-- Record excerpts start --

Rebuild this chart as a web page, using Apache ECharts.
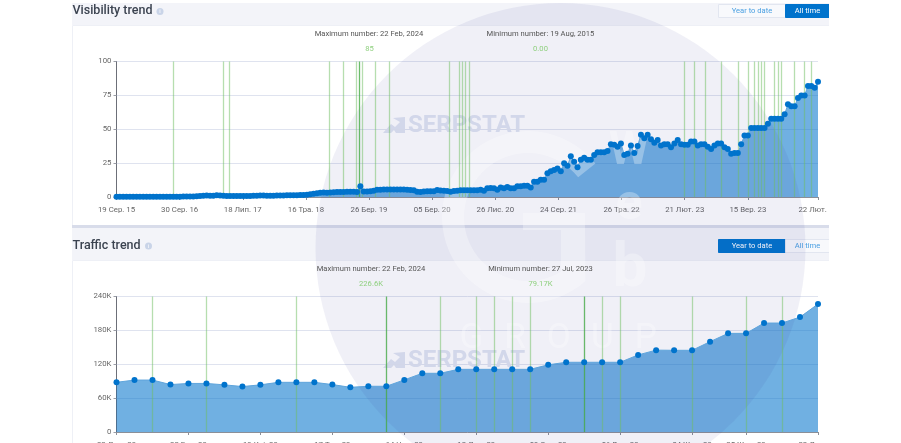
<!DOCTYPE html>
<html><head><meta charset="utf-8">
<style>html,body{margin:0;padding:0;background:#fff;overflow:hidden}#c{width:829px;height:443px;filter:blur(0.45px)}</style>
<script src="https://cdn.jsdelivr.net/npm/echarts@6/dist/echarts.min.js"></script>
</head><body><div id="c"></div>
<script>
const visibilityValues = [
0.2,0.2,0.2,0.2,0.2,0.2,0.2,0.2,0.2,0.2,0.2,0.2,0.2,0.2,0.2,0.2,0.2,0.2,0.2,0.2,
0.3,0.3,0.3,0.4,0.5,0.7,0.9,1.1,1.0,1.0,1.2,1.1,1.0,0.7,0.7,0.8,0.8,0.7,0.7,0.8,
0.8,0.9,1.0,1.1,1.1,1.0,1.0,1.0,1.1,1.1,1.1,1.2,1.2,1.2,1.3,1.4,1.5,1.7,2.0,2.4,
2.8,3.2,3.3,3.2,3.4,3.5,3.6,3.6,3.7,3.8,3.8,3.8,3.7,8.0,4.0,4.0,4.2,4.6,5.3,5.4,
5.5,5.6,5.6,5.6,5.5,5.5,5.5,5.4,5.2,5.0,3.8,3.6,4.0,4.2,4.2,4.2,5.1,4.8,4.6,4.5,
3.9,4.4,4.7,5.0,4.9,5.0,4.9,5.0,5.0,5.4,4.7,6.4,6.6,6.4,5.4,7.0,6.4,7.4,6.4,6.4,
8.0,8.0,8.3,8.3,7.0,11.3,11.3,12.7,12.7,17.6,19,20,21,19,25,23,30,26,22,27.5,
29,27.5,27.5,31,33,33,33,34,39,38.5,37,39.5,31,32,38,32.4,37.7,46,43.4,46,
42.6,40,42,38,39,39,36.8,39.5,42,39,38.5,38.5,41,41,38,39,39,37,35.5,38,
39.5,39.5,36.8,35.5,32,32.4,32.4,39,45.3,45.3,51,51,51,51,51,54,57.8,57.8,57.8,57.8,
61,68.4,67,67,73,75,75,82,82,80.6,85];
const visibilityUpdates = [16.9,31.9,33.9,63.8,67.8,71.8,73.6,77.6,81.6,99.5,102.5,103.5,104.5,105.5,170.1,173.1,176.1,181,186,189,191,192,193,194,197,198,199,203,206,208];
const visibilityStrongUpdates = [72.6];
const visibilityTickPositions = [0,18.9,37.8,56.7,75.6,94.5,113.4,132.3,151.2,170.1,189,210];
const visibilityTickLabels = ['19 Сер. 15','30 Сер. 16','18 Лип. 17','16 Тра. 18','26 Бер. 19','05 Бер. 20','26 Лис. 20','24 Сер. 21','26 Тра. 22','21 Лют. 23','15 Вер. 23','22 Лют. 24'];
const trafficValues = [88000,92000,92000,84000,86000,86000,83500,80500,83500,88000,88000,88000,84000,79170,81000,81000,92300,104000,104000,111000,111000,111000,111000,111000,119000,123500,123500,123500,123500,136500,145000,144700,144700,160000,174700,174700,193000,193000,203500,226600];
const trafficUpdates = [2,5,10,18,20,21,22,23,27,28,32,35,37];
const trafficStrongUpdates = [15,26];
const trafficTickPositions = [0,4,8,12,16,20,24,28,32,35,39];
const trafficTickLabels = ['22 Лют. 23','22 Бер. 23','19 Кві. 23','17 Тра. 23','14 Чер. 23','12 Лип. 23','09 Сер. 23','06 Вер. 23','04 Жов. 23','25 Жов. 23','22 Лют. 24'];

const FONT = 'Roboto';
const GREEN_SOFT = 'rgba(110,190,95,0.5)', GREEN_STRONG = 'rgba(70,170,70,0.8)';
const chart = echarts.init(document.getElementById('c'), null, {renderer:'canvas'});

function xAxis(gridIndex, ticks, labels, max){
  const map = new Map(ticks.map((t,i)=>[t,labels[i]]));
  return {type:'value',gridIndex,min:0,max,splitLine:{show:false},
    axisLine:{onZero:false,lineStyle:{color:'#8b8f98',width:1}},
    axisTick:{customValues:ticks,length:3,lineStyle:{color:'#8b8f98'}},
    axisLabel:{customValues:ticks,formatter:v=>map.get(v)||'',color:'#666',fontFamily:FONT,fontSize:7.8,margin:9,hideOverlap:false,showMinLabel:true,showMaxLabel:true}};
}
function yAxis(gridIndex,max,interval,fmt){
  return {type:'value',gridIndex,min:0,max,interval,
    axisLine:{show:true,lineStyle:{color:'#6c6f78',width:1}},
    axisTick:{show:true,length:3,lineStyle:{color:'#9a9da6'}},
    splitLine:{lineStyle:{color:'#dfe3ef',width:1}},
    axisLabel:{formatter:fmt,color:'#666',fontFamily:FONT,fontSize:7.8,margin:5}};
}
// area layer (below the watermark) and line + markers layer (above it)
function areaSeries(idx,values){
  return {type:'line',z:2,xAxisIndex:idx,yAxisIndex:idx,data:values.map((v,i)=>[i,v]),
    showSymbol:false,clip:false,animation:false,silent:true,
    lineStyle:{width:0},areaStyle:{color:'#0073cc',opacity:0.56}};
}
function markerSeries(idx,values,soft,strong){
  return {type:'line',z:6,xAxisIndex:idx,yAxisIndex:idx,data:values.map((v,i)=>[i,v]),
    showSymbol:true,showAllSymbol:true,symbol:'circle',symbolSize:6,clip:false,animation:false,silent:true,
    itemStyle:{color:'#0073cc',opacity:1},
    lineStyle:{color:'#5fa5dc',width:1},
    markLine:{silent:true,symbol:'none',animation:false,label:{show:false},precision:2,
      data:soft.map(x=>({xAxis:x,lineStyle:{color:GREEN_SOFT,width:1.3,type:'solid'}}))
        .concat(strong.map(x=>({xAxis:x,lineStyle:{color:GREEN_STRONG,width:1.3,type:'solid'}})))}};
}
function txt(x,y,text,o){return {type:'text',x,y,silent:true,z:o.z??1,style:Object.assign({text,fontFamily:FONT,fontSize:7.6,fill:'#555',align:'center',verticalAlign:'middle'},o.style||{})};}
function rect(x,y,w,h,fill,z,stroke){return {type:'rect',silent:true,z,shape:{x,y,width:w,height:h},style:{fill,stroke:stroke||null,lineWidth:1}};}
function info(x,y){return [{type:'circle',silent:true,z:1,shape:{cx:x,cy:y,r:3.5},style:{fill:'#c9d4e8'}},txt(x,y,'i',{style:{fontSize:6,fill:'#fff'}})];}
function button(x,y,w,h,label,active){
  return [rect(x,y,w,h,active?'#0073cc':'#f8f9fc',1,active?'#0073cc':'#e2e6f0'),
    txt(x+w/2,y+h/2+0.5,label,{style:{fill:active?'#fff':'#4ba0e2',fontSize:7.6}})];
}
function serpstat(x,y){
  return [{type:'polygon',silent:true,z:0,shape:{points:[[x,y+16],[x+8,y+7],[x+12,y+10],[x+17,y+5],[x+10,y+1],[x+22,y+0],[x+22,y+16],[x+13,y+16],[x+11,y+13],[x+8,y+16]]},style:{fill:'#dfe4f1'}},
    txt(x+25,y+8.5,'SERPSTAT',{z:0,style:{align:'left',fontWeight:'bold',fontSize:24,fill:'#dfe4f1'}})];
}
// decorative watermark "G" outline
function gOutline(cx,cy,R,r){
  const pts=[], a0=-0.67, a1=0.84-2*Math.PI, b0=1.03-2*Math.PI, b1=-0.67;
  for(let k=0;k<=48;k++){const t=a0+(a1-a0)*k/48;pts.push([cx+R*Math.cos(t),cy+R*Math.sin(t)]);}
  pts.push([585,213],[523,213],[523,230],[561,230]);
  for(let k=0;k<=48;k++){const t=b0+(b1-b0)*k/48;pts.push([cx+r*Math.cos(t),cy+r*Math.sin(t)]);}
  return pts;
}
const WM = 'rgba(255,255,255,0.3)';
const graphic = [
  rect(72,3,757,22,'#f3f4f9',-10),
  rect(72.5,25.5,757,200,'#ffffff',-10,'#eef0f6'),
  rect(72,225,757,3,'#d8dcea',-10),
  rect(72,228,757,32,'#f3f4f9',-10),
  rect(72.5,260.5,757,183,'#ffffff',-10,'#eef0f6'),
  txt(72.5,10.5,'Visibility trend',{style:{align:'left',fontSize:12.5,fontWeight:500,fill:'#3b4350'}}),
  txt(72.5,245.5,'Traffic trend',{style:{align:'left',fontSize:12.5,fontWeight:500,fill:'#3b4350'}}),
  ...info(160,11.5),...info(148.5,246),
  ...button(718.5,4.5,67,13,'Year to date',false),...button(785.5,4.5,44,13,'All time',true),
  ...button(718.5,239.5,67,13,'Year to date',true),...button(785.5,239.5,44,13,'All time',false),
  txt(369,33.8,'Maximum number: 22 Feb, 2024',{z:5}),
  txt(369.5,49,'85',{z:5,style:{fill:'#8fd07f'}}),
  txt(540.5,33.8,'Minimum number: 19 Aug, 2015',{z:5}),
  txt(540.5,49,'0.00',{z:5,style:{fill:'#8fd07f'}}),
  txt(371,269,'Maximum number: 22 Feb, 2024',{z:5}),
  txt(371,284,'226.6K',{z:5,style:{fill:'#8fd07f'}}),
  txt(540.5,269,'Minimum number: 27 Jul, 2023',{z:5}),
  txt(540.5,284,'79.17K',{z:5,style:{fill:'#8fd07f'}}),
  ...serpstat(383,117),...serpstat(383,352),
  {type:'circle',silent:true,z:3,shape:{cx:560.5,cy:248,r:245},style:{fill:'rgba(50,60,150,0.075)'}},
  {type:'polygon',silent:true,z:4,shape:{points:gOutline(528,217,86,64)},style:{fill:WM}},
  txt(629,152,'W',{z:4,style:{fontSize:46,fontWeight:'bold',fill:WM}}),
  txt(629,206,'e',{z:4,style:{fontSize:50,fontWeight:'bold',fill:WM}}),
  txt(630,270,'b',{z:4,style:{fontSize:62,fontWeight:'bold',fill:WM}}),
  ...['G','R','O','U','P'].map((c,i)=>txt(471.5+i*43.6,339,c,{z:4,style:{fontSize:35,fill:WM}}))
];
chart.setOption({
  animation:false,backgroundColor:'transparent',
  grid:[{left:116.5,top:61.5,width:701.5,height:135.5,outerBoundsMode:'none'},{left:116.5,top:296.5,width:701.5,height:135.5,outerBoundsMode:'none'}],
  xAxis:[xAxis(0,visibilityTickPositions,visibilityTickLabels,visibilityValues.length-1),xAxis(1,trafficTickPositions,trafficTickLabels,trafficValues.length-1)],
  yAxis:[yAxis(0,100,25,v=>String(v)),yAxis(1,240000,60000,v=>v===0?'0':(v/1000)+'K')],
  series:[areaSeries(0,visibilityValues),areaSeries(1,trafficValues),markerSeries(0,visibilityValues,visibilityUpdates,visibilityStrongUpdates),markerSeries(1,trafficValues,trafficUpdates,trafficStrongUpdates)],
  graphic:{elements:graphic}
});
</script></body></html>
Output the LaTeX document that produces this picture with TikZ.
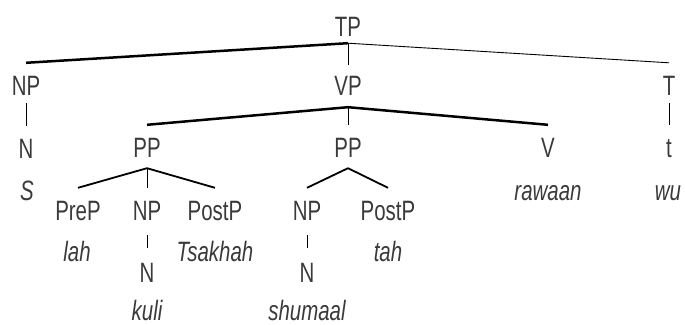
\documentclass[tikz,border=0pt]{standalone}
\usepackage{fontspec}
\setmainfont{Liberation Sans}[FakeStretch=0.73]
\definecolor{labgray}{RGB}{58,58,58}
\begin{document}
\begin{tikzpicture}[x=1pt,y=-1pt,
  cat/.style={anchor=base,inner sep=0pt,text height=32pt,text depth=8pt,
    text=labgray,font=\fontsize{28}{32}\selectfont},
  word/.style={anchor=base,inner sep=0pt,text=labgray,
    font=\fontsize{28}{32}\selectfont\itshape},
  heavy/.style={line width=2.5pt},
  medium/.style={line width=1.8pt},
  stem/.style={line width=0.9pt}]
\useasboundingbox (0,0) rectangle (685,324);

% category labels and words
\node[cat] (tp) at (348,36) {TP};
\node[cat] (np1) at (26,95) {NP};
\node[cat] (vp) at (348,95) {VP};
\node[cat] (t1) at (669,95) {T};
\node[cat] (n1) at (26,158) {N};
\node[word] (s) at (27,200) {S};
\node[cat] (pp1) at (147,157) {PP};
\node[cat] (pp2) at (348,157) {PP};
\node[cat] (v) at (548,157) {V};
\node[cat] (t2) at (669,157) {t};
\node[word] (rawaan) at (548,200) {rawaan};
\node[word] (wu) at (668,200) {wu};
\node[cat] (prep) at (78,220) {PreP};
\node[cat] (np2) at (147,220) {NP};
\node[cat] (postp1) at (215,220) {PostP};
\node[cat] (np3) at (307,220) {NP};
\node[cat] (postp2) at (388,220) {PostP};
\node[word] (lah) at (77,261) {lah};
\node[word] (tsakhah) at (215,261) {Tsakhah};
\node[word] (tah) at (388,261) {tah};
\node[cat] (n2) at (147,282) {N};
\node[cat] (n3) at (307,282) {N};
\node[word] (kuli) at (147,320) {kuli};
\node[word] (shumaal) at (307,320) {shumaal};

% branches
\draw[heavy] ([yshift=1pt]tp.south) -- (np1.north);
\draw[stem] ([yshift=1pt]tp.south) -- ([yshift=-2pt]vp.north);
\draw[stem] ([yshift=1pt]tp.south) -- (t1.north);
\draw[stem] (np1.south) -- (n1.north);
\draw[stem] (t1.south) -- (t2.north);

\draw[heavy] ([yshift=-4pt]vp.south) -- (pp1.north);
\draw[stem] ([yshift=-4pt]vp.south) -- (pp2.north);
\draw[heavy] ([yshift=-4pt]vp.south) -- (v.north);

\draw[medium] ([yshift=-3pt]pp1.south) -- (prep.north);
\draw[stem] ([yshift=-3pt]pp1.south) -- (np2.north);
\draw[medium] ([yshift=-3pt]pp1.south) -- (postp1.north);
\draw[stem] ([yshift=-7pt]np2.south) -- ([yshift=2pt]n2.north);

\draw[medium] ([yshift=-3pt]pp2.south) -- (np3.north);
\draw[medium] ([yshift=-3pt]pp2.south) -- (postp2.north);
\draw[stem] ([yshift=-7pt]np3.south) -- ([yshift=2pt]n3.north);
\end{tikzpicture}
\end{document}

-- Record excerpts end --

Written task
Look above for the line with "Output the LaTeX" and copy exactly from it through the line with "(0,0) rectangle (685,324);", both included. Omit the pictures.

Expected answer
Output the LaTeX document that produces this picture with TikZ.
\documentclass[tikz,border=0pt]{standalone}
\usepackage{fontspec}
\setmainfont{Liberation Sans}[FakeStretch=0.73]
\definecolor{labgray}{RGB}{58,58,58}
\begin{document}
\begin{tikzpicture}[x=1pt,y=-1pt,
  cat/.style={anchor=base,inner sep=0pt,text height=32pt,text depth=8pt,
    text=labgray,font=\fontsize{28}{32}\selectfont},
  word/.style={anchor=base,inner sep=0pt,text=labgray,
    font=\fontsize{28}{32}\selectfont\itshape},
  heavy/.style={line width=2.5pt},
  medium/.style={line width=1.8pt},
  stem/.style={line width=0.9pt}]
\useasboundingbox (0,0) rectangle (685,324);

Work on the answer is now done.